◆ Material provided
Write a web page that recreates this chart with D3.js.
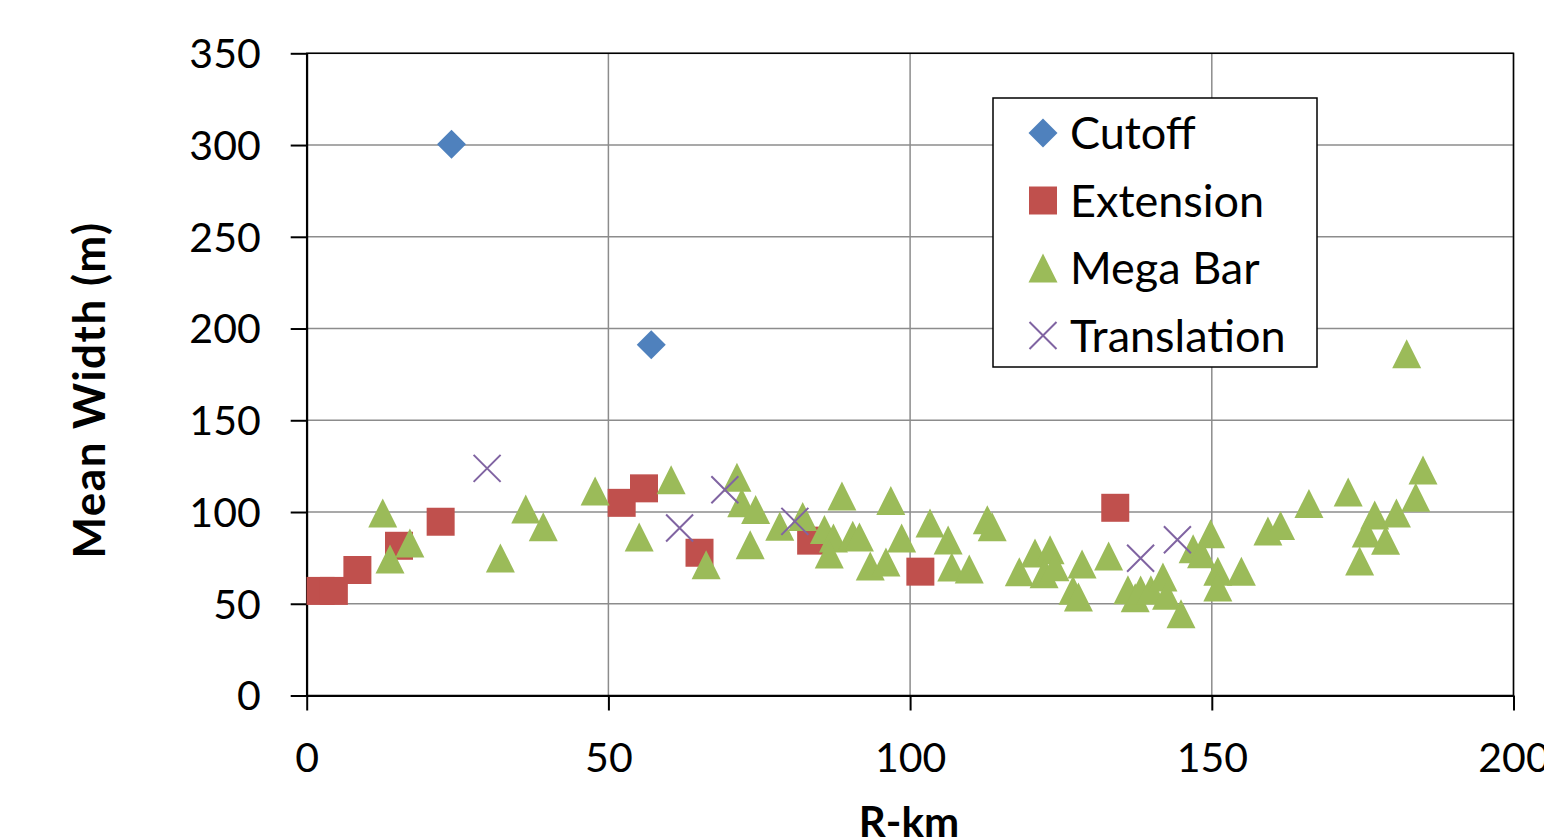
<!DOCTYPE html>
<html>
<head>
<meta charset="utf-8">
<script src="https://cdn.jsdelivr.net/npm/d3@7"></script>
<style>
body { margin: 0; background: #fff; }
text { font-family: Lato, "Open Sans", sans-serif; fill: #000; }
</style>
</head>
<body>
<svg width="1544" height="839"></svg>
<script>
// values: [R-km, mean width]
var cutoff = [[24.0, 300.5], [57.1, 191.1]];
var extension = [[2.3, 57], [4.5, 57], [8.4, 68.4], [15.3, 81.6], [22.2, 94.7], [52.2, 105],
    [55.9, 112.9], [65.1, 77.8], [83.6, 84.4], [101.7, 67.5], [134.0, 102.3]];
var megaBar = [[12.6, 99.5], [17.1, 83.1], [13.8, 74.4], [32.1, 75.0], [36.3, 101.6], [39.2, 92.0],
    [47.8, 111.4], [55.1, 86.4], [60.4, 117.6], [66.2, 71.3], [71.3, 119.0], [72.1, 105],
    [74.4, 101.4], [73.5, 82.2], [78.4, 92.2], [82.2, 97.6], [85.8, 90.5], [87.3, 85.8],
    [86.6, 77.1], [88.7, 108.7], [90.5, 87.3], [91.6, 86.4], [93.4, 70.6], [96.0, 72.8],
    [96.8, 106.3], [98.6, 85.8], [103.3, 94.0], [106.3, 84.8], [106.9, 70.0], [109.8, 68.9],
    [112.8, 95.8], [113.6, 92.0], [118.1, 67.5], [120.7, 77.7], [123.2, 79.5], [122.2, 66.4],
    [124.0, 70.2], [128.5, 71.7], [127.0, 57.3], [127.9, 53.7], [132.9, 76.0], [136.1, 57.7],
    [137.3, 53.3], [138.2, 57.5], [139.9, 57.7], [141.9, 64.6], [142.5, 54.6], [144.9, 44.6],
    [146.9, 80.0], [148.3, 77.3], [149.8, 88.2], [151.0, 67.7], [151.0, 59.2], [154.9, 67.7],
    [159.3, 89.6], [161.4, 92.7], [166.1, 104.7], [172.6, 110.9], [174.5, 73.3], [175.6, 88.6],
    [177.0, 98.4], [178.8, 84.6], [180.6, 99.4], [183.8, 108.0], [185.0, 122.9], [182.3, 186.2]];
var translation = [[29.9, 123.8], [61.8, 91.3], [69.3, 112.1], [80.9, 94.9], [138.2, 74.8], [144.3, 84.9]];

var seriesNames = ["Cutoff", "Extension", "Mega Bar", "Translation"];
var xTicks = [0, 50, 100, 150, 200];
var yTicks = [0, 50, 100, 150, 200, 250, 300, 350];

var svg = d3.select("svg");
var plotLeft = 306.7, plotRight = 1513.5, plotTop = 53.3, plotBottom = 695.5;

var xScale = d3.scaleLinear().domain([0, 200]).range([plotLeft, plotRight]);
var yScale = d3.scaleLinear().domain([0, 350]).range([plotBottom, plotTop]);

// marker shapes, centred on their bounding box like the spreadsheet markers
var triangle = { draw: function (c, size) { var h = Math.sqrt(size) / 2;
    c.moveTo(0, -h); c.lineTo(h, h); c.lineTo(-h, h); c.closePath(); } };
var diamond = { draw: function (c, size) { var h = Math.sqrt(size) / 2;
    c.moveTo(0, -h); c.lineTo(h, 0); c.lineTo(0, h); c.lineTo(-h, 0); c.closePath(); } };
var cross = { draw: function (c, size) { var h = Math.sqrt(size) / 2;
    c.moveTo(-h, -h); c.lineTo(h, h); c.moveTo(h, -h); c.lineTo(-h, h); } };

var markers = [
    { data: cutoff, type: diamond, size: 29 * 29, fill: "#4f81bd", stroke: "none" },
    { data: extension, type: d3.symbolSquare, size: 28 * 28, fill: "#c0504d", stroke: "none" },
    { data: megaBar, type: triangle, size: 29 * 29, fill: "#9bbb59", stroke: "none" },
    { data: translation, type: cross, size: 27 * 27, fill: "none", stroke: "#8064a2" }
];

// grid
svg.append("g").selectAll("line").data(yTicks.slice(1)).enter().append("line")
    .attr("x1", plotLeft).attr("x2", plotRight)
    .attr("y1", function (d) { return yScale(d) }).attr("y2", function (d) { return yScale(d) })
    .attr("stroke", "#8c8c8c").attr("stroke-width", 1.5);
svg.append("g").selectAll("line").data(xTicks.slice(1)).enter().append("line")
    .attr("y1", plotTop).attr("y2", plotBottom)
    .attr("x1", function (d) { return xScale(d) }).attr("x2", function (d) { return xScale(d) })
    .attr("stroke", "#8c8c8c").attr("stroke-width", 1.5);
svg.append("rect").attr("x", plotLeft).attr("y", plotTop)
    .attr("width", plotRight - plotLeft).attr("height", plotBottom - plotTop)
    .attr("fill", "none").attr("stroke", "#000").attr("stroke-width", 1.5);

// axes
var xAxis = d3.axisBottom(xScale).tickValues(xTicks).tickSize(15).tickSizeOuter(0);
var xAxisG = svg.append("g").attr("id", "xAxisG").attr("transform", "translate(0," + plotBottom + ")").call(xAxis);
xAxisG.selectAll("text").attr("y", 76).attr("dy", 0).style("font-size", "41px");

var yAxis = d3.axisLeft(yScale).tickValues(yTicks).tickSize(16).tickPadding(30).tickSizeOuter(0);
var yAxisG = svg.append("g").attr("id", "yAxisG").attr("transform", "translate(" + plotLeft + ",0)").call(yAxis);
yAxisG.selectAll("text").attr("dy", "0.35em").style("font-size", "41px");

svg.selectAll(".domain, .tick line").attr("stroke", "#000").attr("stroke-width", 2);
svg.selectAll(".tick text").attr("fill", "#000").style("font-family", "Lato, sans-serif");

// points
markers.forEach(function (m) {
    var sym = d3.symbol().type(m.type).size(m.size);
    svg.append("g").selectAll("path").data(m.data).enter().append("path")
        .attr("d", sym)
        .attr("transform", function (d) { return "translate(" + xScale(d[0]) + "," + yScale(d[1]) + ")" })
        .attr("fill", m.fill).attr("stroke", m.stroke).attr("stroke-width", 2);
});

// titles
svg.append("text").attr("transform", "translate(105,390) rotate(-90)")
    .attr("text-anchor", "middle").style("font-size", "44px").style("font-weight", "bold")
    .style("letter-spacing", "1.5px")
    .text("Mean Width (m)");
svg.append("text").attr("x", 909).attr("y", 837)
    .attr("text-anchor", "middle").style("font-size", "42px").style("font-weight", "bold")
    .text("R-km");

// legend
var legend = svg.append("g").attr("transform", "translate(993,98)");
legend.append("rect").attr("width", 324).attr("height", 269)
    .attr("fill", "#fff").attr("stroke", "#000").attr("stroke-width", 1.5);
markers.forEach(function (m, i) {
    var yy = 35 + i * 67.5;
    legend.append("path").attr("d", d3.symbol().type(m.type).size(m.size)())
        .attr("transform", "translate(50," + yy + ")")
        .attr("fill", m.fill).attr("stroke", m.stroke).attr("stroke-width", 2);
    legend.append("text").attr("x", 77).attr("y", yy).attr("dy", "0.36em")
        .style("font-size", "45px").text(seriesNames[i]);
});
</script>
</body>
</html>
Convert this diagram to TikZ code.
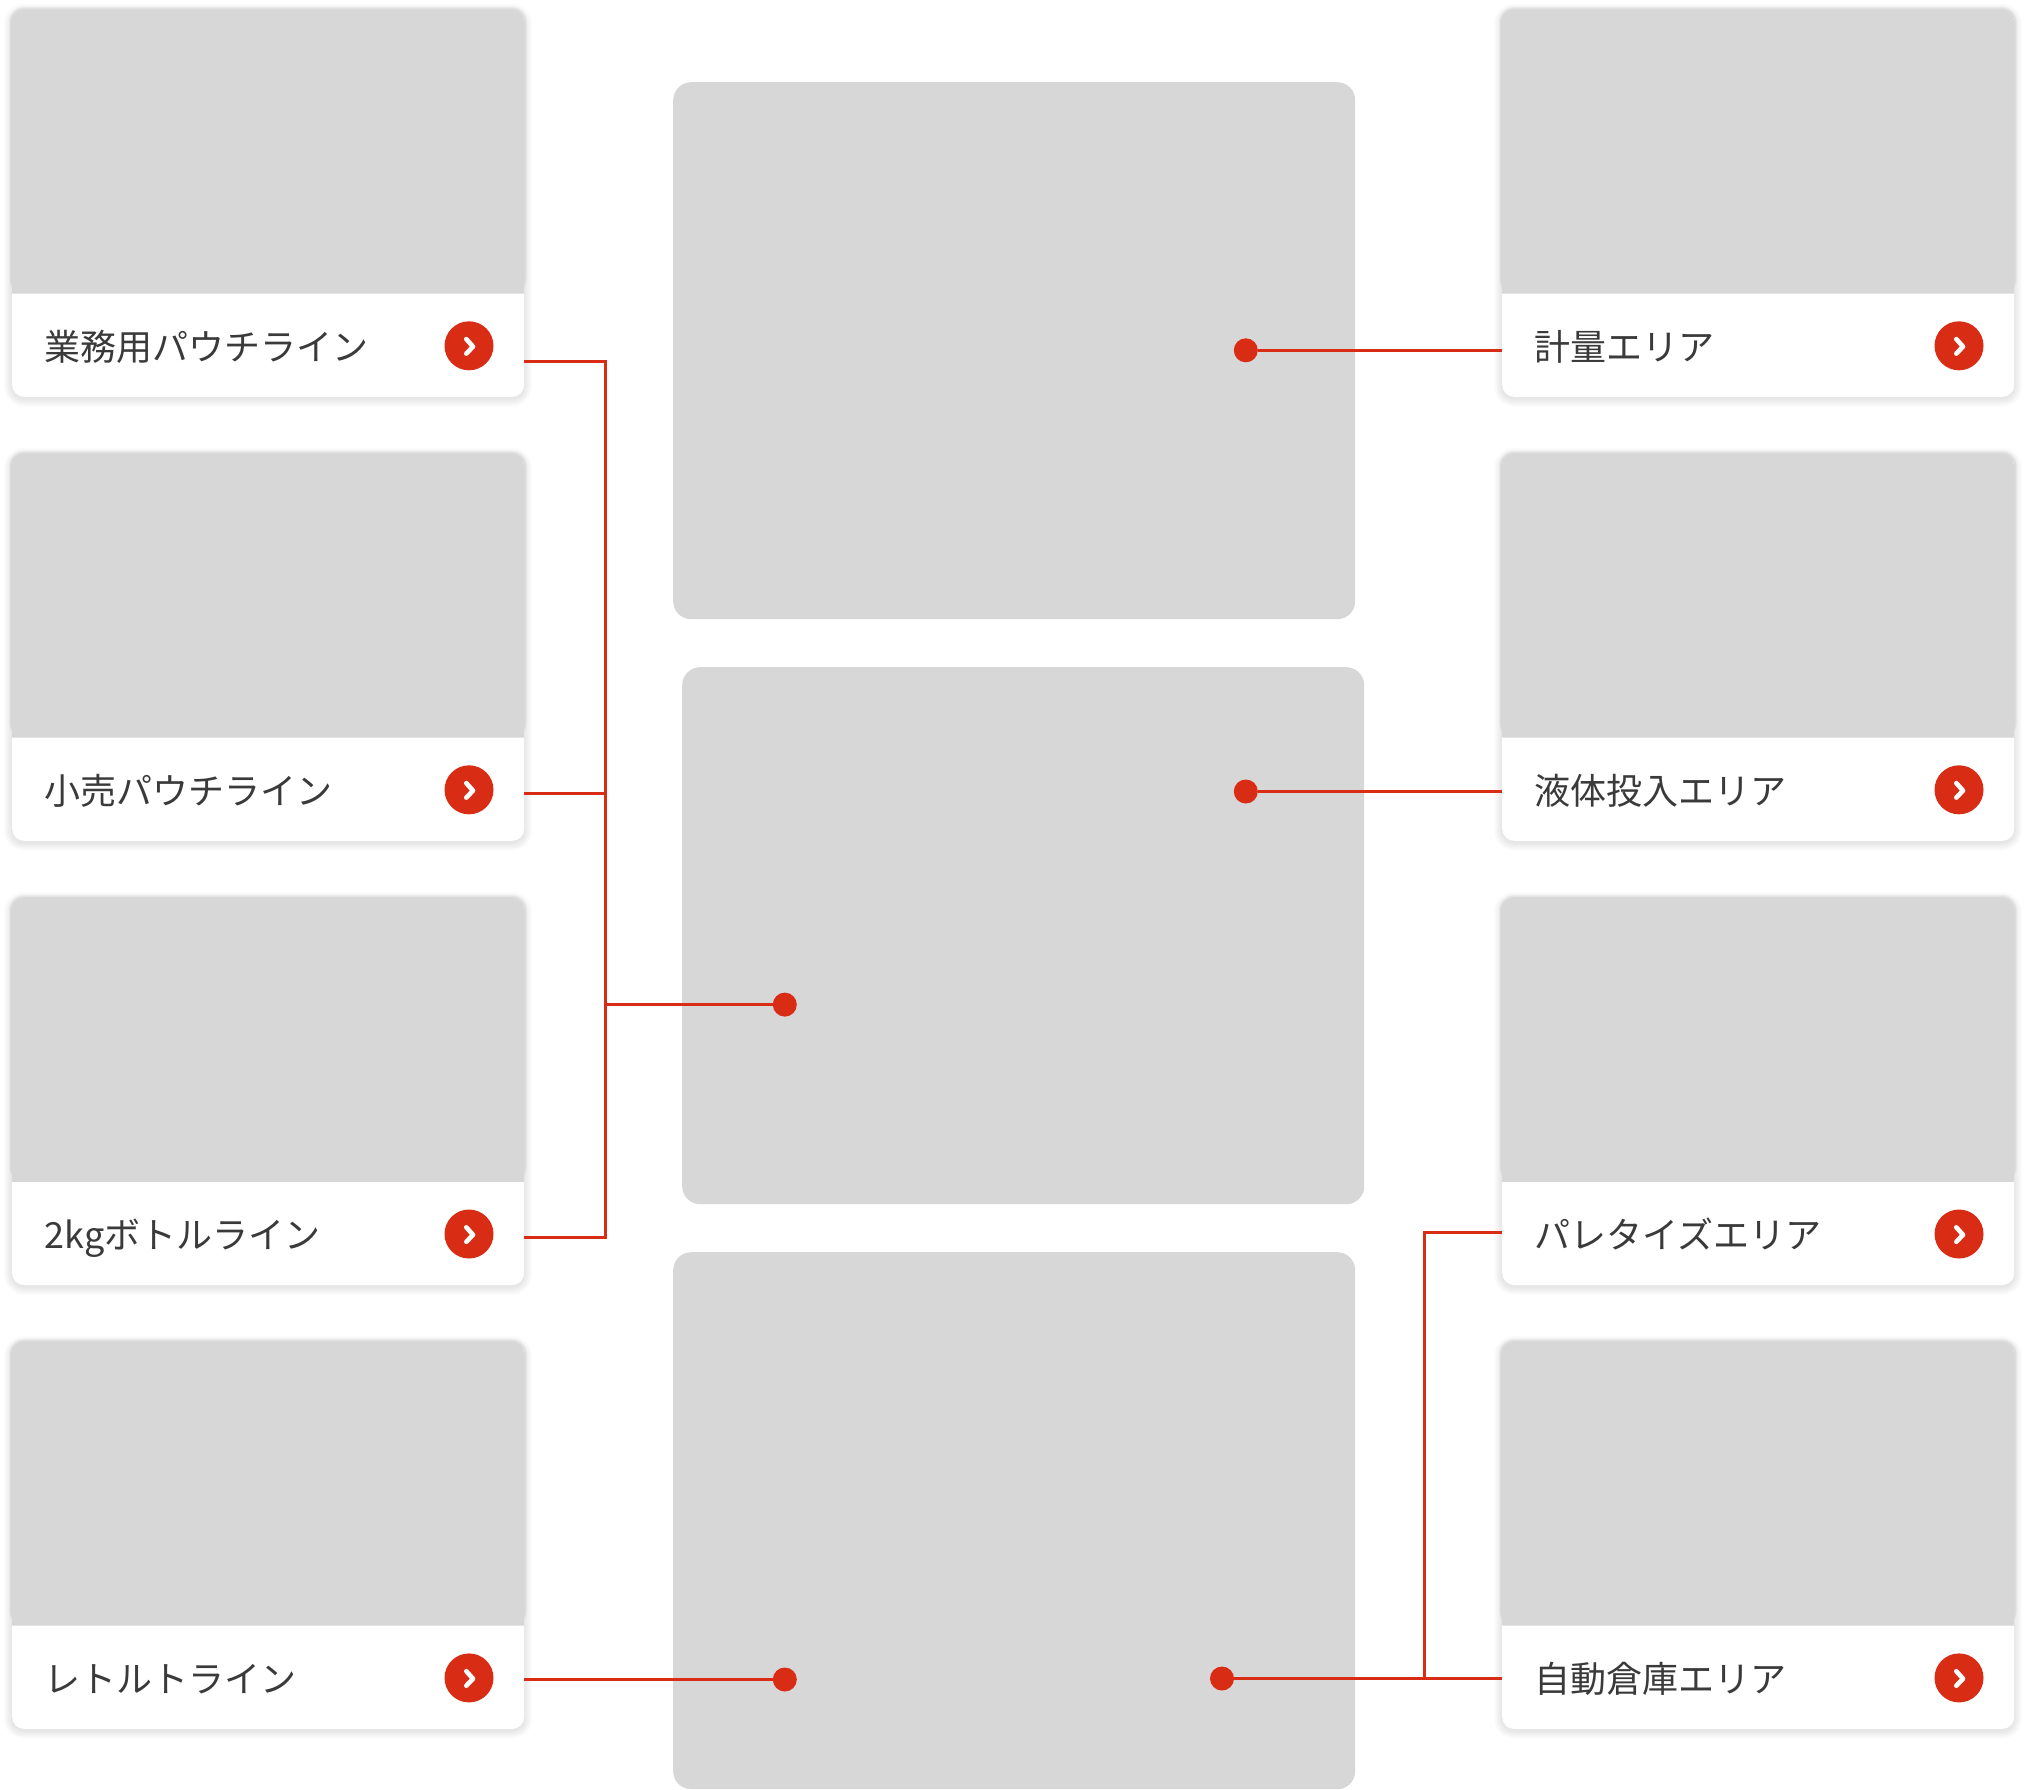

◆ Stated exercise
The listing above needs to be output again exactly. Don't include the pictures.

◆ Task answer
Write a web page that recreates this chart with D3.js.
<!DOCTYPE html>
<html>
<head>
<meta charset="utf-8">
<script src="https://cdn.jsdelivr.net/npm/d3@7"></script>
<style>
body { margin: 0; background: #fff; }
text { font-family: Lato, "Open Sans", sans-serif; fill: #000; }
</style>
</head>
<body>
<svg width="1544" height="839"></svg>
<script>
// values: [R-km, mean width]
var cutoff = [[24.0, 300.5], [57.1, 191.1]];
var extension = [[2.3, 57], [4.5, 57], [8.4, 68.4], [15.3, 81.6], [22.2, 94.7], [52.2, 105],
    [55.9, 112.9], [65.1, 77.8], [83.6, 84.4], [101.7, 67.5], [134.0, 102.3]];
var megaBar = [[12.6, 99.5], [17.1, 83.1], [13.8, 74.4], [32.1, 75.0], [36.3, 101.6], [39.2, 92.0],
    [47.8, 111.4], [55.1, 86.4], [60.4, 117.6], [66.2, 71.3], [71.3, 119.0], [72.1, 105],
    [74.4, 101.4], [73.5, 82.2], [78.4, 92.2], [82.2, 97.6], [85.8, 90.5], [87.3, 85.8],
    [86.6, 77.1], [88.7, 108.7], [90.5, 87.3], [91.6, 86.4], [93.4, 70.6], [96.0, 72.8],
    [96.8, 106.3], [98.6, 85.8], [103.3, 94.0], [106.3, 84.8], [106.9, 70.0], [109.8, 68.9],
    [112.8, 95.8], [113.6, 92.0], [118.1, 67.5], [120.7, 77.7], [123.2, 79.5], [122.2, 66.4],
    [124.0, 70.2], [128.5, 71.7], [127.0, 57.3], [127.9, 53.7], [132.9, 76.0], [136.1, 57.7],
    [137.3, 53.3], [138.2, 57.5], [139.9, 57.7], [141.9, 64.6], [142.5, 54.6], [144.9, 44.6],
    [146.9, 80.0], [148.3, 77.3], [149.8, 88.2], [151.0, 67.7], [151.0, 59.2], [154.9, 67.7],
    [159.3, 89.6], [161.4, 92.7], [166.1, 104.7], [172.6, 110.9], [174.5, 73.3], [175.6, 88.6],
    [177.0, 98.4], [178.8, 84.6], [180.6, 99.4], [183.8, 108.0], [185.0, 122.9], [182.3, 186.2]];
var translation = [[29.9, 123.8], [61.8, 91.3], [69.3, 112.1], [80.9, 94.9], [138.2, 74.8], [144.3, 84.9]];

var seriesNames = ["Cutoff", "Extension", "Mega Bar", "Translation"];
var xTicks = [0, 50, 100, 150, 200];
var yTicks = [0, 50, 100, 150, 200, 250, 300, 350];

var svg = d3.select("svg");
var plotLeft = 306.7, plotRight = 1513.5, plotTop = 53.3, plotBottom = 695.5;

var xScale = d3.scaleLinear().domain([0, 200]).range([plotLeft, plotRight]);
var yScale = d3.scaleLinear().domain([0, 350]).range([plotBottom, plotTop]);

// marker shapes, centred on their bounding box like the spreadsheet markers
var triangle = { draw: function (c, size) { var h = Math.sqrt(size) / 2;
    c.moveTo(0, -h); c.lineTo(h, h); c.lineTo(-h, h); c.closePath(); } };
var diamond = { draw: function (c, size) { var h = Math.sqrt(size) / 2;
    c.moveTo(0, -h); c.lineTo(h, 0); c.lineTo(0, h); c.lineTo(-h, 0); c.closePath(); } };
var cross = { draw: function (c, size) { var h = Math.sqrt(size) / 2;
    c.moveTo(-h, -h); c.lineTo(h, h); c.moveTo(h, -h); c.lineTo(-h, h); } };

var markers = [
    { data: cutoff, type: diamond, size: 29 * 29, fill: "#4f81bd", stroke: "none" },
    { data: extension, type: d3.symbolSquare, size: 28 * 28, fill: "#c0504d", stroke: "none" },
    { data: megaBar, type: triangle, size: 29 * 29, fill: "#9bbb59", stroke: "none" },
    { data: translation, type: cross, size: 27 * 27, fill: "none", stroke: "#8064a2" }
];

// grid
svg.append("g").selectAll("line").data(yTicks.slice(1)).enter().append("line")
    .attr("x1", plotLeft).attr("x2", plotRight)
    .attr("y1", function (d) { return yScale(d) }).attr("y2", function (d) { return yScale(d) })
    .attr("stroke", "#8c8c8c").attr("stroke-width", 1.5);
svg.append("g").selectAll("line").data(xTicks.slice(1)).enter().append("line")
    .attr("y1", plotTop).attr("y2", plotBottom)
    .attr("x1", function (d) { return xScale(d) }).attr("x2", function (d) { return xScale(d) })
    .attr("stroke", "#8c8c8c").attr("stroke-width", 1.5);
svg.append("rect").attr("x", plotLeft).attr("y", plotTop)
    .attr("width", plotRight - plotLeft).attr("height", plotBottom - plotTop)
    .attr("fill", "none").attr("stroke", "#000").attr("stroke-width", 1.5);

// axes
var xAxis = d3.axisBottom(xScale).tickValues(xTicks).tickSize(15).tickSizeOuter(0);
var xAxisG = svg.append("g").attr("id", "xAxisG").attr("transform", "translate(0," + plotBottom + ")").call(xAxis);
xAxisG.selectAll("text").attr("y", 76).attr("dy", 0).style("font-size", "41px");

var yAxis = d3.axisLeft(yScale).tickValues(yTicks).tickSize(16).tickPadding(30).tickSizeOuter(0);
var yAxisG = svg.append("g").attr("id", "yAxisG").attr("transform", "translate(" + plotLeft + ",0)").call(yAxis);
yAxisG.selectAll("text").attr("dy", "0.35em").style("font-size", "41px");

svg.selectAll(".domain, .tick line").attr("stroke", "#000").attr("stroke-width", 2);
svg.selectAll(".tick text").attr("fill", "#000").style("font-family", "Lato, sans-serif");

// points
markers.forEach(function (m) {
    var sym = d3.symbol().type(m.type).size(m.size);
    svg.append("g").selectAll("path").data(m.data).enter().append("path")
        .attr("d", sym)
        .attr("transform", function (d) { return "translate(" + xScale(d[0]) + "," + yScale(d[1]) + ")" })
        .attr("fill", m.fill).attr("stroke", m.stroke).attr("stroke-width", 2);
});

// titles
svg.append("text").attr("transform", "translate(105,390) rotate(-90)")
    .attr("text-anchor", "middle").style("font-size", "44px").style("font-weight", "bold")
    .style("letter-spacing", "1.5px")
    .text("Mean Width (m)");
svg.append("text").attr("x", 909).attr("y", 837)
    .attr("text-anchor", "middle").style("font-size", "42px").style("font-weight", "bold")
    .text("R-km");

// legend
var legend = svg.append("g").attr("transform", "translate(993,98)");
legend.append("rect").attr("width", 324).attr("height", 269)
    .attr("fill", "#fff").attr("stroke", "#000").attr("stroke-width", 1.5);
markers.forEach(function (m, i) {
    var yy = 35 + i * 67.5;
    legend.append("path").attr("d", d3.symbol().type(m.type).size(m.size)())
        .attr("transform", "translate(50," + yy + ")")
        .attr("fill", m.fill).attr("stroke", m.stroke).attr("stroke-width", 2);
    legend.append("text").attr("x", 77).attr("y", yy).attr("dy", "0.36em")
        .style("font-size", "45px").text(seriesNames[i]);
});
</script>
</body>
</html>
Convert this diagram to TikZ code.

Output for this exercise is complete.